Zakończyło się spotkanie premiera Mateusza Morawieckiego i ministra zdrowia Adama Niedzielskiego z przedstawicielami klubów parlamentarnych oraz członkami Rady Medycznej (specjalistami z zakresu epidemiologii, wirusologii oraz zdrowia publicznego) - poinformował na Twitterze rzecznik rządu Piotr Müller.
"Przedstawiono dalsze etapy działań w obszarze służby zdrowia w walce z epidemią. W spotkaniu wzięli udział eksperci wskazani przez PSL, posłowie Konfederacji oraz PiS. Koalicja Obywatelska i Lewica odmówiły udziału w spotkaniu z ekspertami Rady Medycznej i przedstawicielami rządu" - napisał.
Szef PO Borys Budka mówił na konferencji prasowej o przyczynach swojej decyzji:
Nie ma zgody na to, by brać udział w kolejnych oszustwach, nie mamy zamiaru brać udziału w kolejnych zagrywkach propagandowych.
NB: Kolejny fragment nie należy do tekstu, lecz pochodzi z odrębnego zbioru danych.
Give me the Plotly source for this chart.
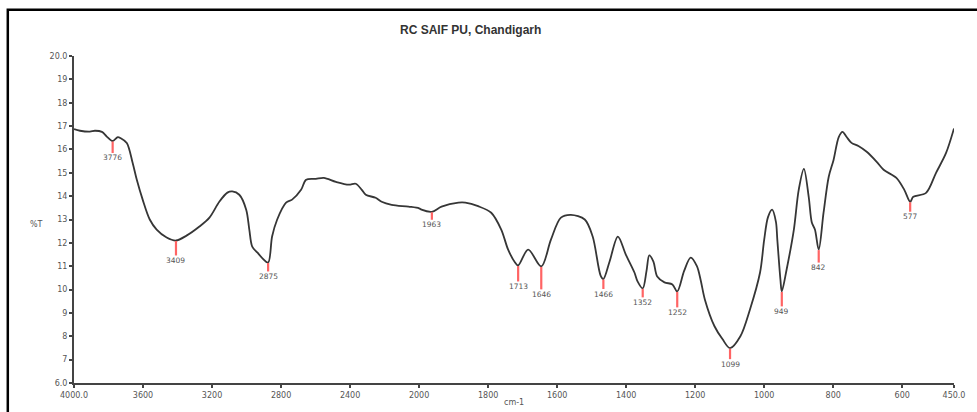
import numpy as np
import plotly.graph_objects as go

# ---------------- data ----------------
wavenumber = [4000, 3965, 3908, 3879, 3838, 3810, 3776, 3746, 3729, 3694, 3660, 3636,
              3602, 3561, 3521, 3463, 3409, 3348, 3273, 3215, 3158, 3111, 3083, 3042,
              3002, 2984, 2967, 2938, 2909, 2875, 2852, 2823, 2771, 2736, 2684, 2655,
              2598, 2552, 2482, 2407, 2367, 2332, 2309, 2252, 2217, 2159, 2061, 2000,
              1993, 1963, 1935, 1886, 1866, 1829, 1791, 1762, 1742, 1722, 1713, 1684,
              1646, 1618, 1589, 1560, 1520, 1497, 1474, 1466, 1448, 1424, 1401, 1376,
              1367, 1352, 1341, 1333, 1321, 1310, 1289, 1266, 1252, 1232, 1213, 1195,
              1184, 1172, 1144, 1121, 1099, 1069, 1041, 1012, 1000, 989, 977, 966,
              962, 953, 949, 935, 914, 900, 885, 871, 862, 853, 842, 828, 813, 799,
              784, 773, 761, 747, 727, 703, 674, 654, 617, 594, 577, 568, 531, 502,
              473, 450]
transmittance = [16.87, 16.80, 16.76, 16.80, 16.75, 16.55, 16.36, 16.53, 16.48, 16.28, 15.42, 14.70,
                 13.85, 13.00, 12.57, 12.23, 12.10, 12.31, 12.70, 13.08, 13.76, 14.15, 14.20, 14.06,
                 13.42, 12.57, 11.84, 11.59, 11.35, 11.16, 12.27, 12.99, 13.72, 13.85, 14.27, 14.70,
                 14.74, 14.78, 14.61, 14.49, 14.53, 14.27, 14.06, 13.93, 13.76, 13.63, 13.55, 13.48,
                 13.42, 13.33, 13.55, 13.72, 13.72, 13.57, 13.29, 12.57, 11.71, 11.16, 11.03, 11.71,
                 10.99, 12.14, 13.08, 13.20, 13.00, 12.27, 10.60, 10.45, 11.20, 12.27, 11.50, 10.73,
                 10.35, 10.05, 10.80, 11.46, 11.20, 10.56, 10.31, 10.22, 9.92, 10.80, 11.37, 11.00,
                 10.40, 9.58, 8.43, 7.88, 7.49, 8.00, 9.16, 10.73, 12.14, 13.10, 13.42, 12.90,
                 12.14, 10.43, 9.92, 10.86, 12.57, 14.27, 15.17, 13.97, 12.87, 12.57, 11.71, 13.29, 14.83, 15.55,
                 16.53, 16.75, 16.53, 16.28, 16.15, 15.90, 15.47, 15.13, 14.78, 14.27, 13.76, 13.97, 14.14, 15.00,
                 15.85, 16.90]

peak_positions = [3776, 3409, 2875, 1963, 1713, 1646, 1466, 1352, 1252, 1099, 949, 842, 577]
peak_values = [16.36, 12.10, 11.16, 13.33, 11.03, 10.99, 10.45, 10.05, 9.92, 7.49, 9.92, 11.71, 13.76]

x_tick_values = [4000, 3600, 3200, 2800, 2400, 2000, 1800, 1600, 1400, 1200, 1000, 800, 600, 450]
x_tick_labels = ["4000.0", "3600", "3200", "2800", "2400", "2000", "1800", "1600",
                 "1400", "1200", "1000", "800", "600", "450.0"]
y_tick_values = [6, 7, 8, 9, 10, 11, 12, 13, 14, 15, 16, 17, 18, 19, 20]
y_tick_labels = ["6.0", "7", "8", "9", "10", "11", "12", "13", "14", "15", "16", "17", "18", "19", "20.0"]

# ---------------- layout / style ----------------
# marker tick lengths (px) below each peak, as drawn in the instrument printout
peak_tick_px = [12, 15, 9, 8, 16, 23, 10, 9, 16, 11, 15, 13, 10]

W, H = 977, 412
M_L, M_R, M_T, M_B = 74, 19, 56, 28
plot_w = W - M_L - M_R
plot_h = H - M_T - M_B
Y_MIN, Y_MAX = 6, 20
px_per_T = plot_h / (Y_MAX - Y_MIN)


def wn_axis(w):
    """FTIR printout scale: 2x expansion below 2000 cm-1."""
    w = np.asarray(w, dtype=float)
    return np.where(w >= 2000, (4000 - w) / 2.0, 1000 + (2000 - w))


X_MAX = float(wn_axis(450))

fig = go.Figure()

fig.add_trace(go.Scatter(
    x=wn_axis(wavenumber), y=transmittance, mode="lines",
    line=dict(color="#363636", width=1.8, shape="spline", smoothing=0.9),
    hoverinfo="skip", showlegend=False))

# red peak marker lines
seg_x, seg_y = [], []
for w, t, L in zip(peak_positions, peak_values, peak_tick_px):
    xx = float(wn_axis(w))
    seg_x += [xx, xx, None]
    seg_y += [t - 0.5 / px_per_T, t - L / px_per_T, None]
fig.add_trace(go.Scatter(x=seg_x, y=seg_y, mode="lines",
                         line=dict(color="#ff6464", width=2.2),
                         hoverinfo="skip", showlegend=False))

for w, t, L in zip(peak_positions, peak_values, peak_tick_px):
    fig.add_annotation(x=float(wn_axis(w)), y=t - (L + 5) / px_per_T,
                       text=str(w), showarrow=False,
                       font=dict(family="DejaVu Sans", size=7.5, color="#555555"),
                       xanchor="center", yanchor="middle")

tick_font = dict(family="DejaVu Sans", size=8, color="#555555")

fig.update_xaxes(range=[0, X_MAX], tickmode="array",
                 tickvals=wn_axis(x_tick_values).tolist(), ticktext=x_tick_labels,
                 showgrid=False, zeroline=False, showline=True, linecolor="#444444",
                 linewidth=2, ticks="outside", ticklen=3, tickwidth=2, tickcolor="#444444",
                 tickfont=tick_font, tickangle=0)
fig.update_yaxes(range=[Y_MIN, Y_MAX], tickmode="array",
                 tickvals=y_tick_values, ticktext=y_tick_labels,
                 showgrid=False, zeroline=False, showline=True, linecolor="#444444",
                 linewidth=2, ticks="outside", ticklen=3, tickwidth=2, tickcolor="#444444",
                 tickfont=tick_font)


def px_x(p):
    return (p - M_L) / plot_w


def px_y(p):
    return (H - M_B - p) / plot_h


fig.add_annotation(x=px_x(472), y=px_y(30), xref="paper", yref="paper",
                   text="<b>RC SAIF PU, Chandigarh</b>", showarrow=False,
                   font=dict(family="Liberation Sans", size=12, color="#333333"),
                   xanchor="center", yanchor="middle")
fig.add_annotation(x=px_x(36), y=px_y(225), xref="paper", yref="paper",
                   text="%T", showarrow=False, font=tick_font,
                   xanchor="center", yanchor="middle")
fig.add_annotation(x=px_x(516), y=px_y(404), xref="paper", yref="paper",
                   text="cm-1", showarrow=False, font=tick_font,
                   xanchor="center", yanchor="middle")

# outer frame of the printout
fig.add_shape(type="rect", xref="paper", yref="paper",
              x0=px_x(7.5), x1=px_x(990), y0=px_y(430), y1=px_y(9.5),
              line=dict(color="#000000", width=2.5), fillcolor="rgba(0,0,0,0)")

fig.update_layout(width=W, height=H,
                  margin=dict(l=M_L, r=M_R, t=M_T, b=M_B, pad=0),
                  plot_bgcolor="white", paper_bgcolor="white",
                  showlegend=False)

fig.write_html("out.html")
Od samego początku pandemii ten rząd oszukuje społeczeństwo. Tak było w marcu, gdy rząd mówił, że jest gotowy na pandemię, tak było i później, gdy sprowadzano pod publikę wielkim Antonowem maseczki bez atestów, gdy ściągano sprzęt, zapewniano nas o respiratorach, że będą, podczas gdy były kupowane od handlarzy bronią, tak jest i teraz.
Również jeden z liderów Lewicy wicemarszałek Włodzimierz Czarzasty wyjaśniał, dlaczego jego klub nie pojawi się na spotkaniu z Morawieckim. Powiedział m.in., że wraz z Robertem Biedroniem i Adrianem Zandbergiem wystosowali do premiera list, w którym poinformowali go, że warunkiem jakichkolwiek spotkań z obozem rządowym jest wycofanie skrajnie prawicowych bojówek z ulic, publiczna deklaracja na temat wstrzymania represji wobec protestujących kobiet i represji wobec uczelni, które zapowiadał minister Czarnek.
Nie udam się na spotkanie do pana premiera, gdyż nie chcę wysłuchać obietnic, które nigdy nie zostaną zrealizowane. Nie udam się na spotkanie do pana premiera, gdyż nie będę paprotką, która będzie służyła do rozmycia jakiejkolwiek odpowiedzialności
- cytuje Czarzastego TVN24. - Zapraszasz nas jednego dnia, a poprzedniego dnia w Sejmie nas obrażasz i twój zastępca, pan Kaczyński nas obraża. Jaki to ma sens? - zwrócił się do Morawieckiego. Ocenił, że PiS "poukłada sobie, co ma do poukładania, albo niech sobie radzi z tym sam". - My chętnie pomożemy wszystkim obywatelkom i obywatelom, ale musimy mieć wiarygodnego partnera, a nie kłamczucha - dodał.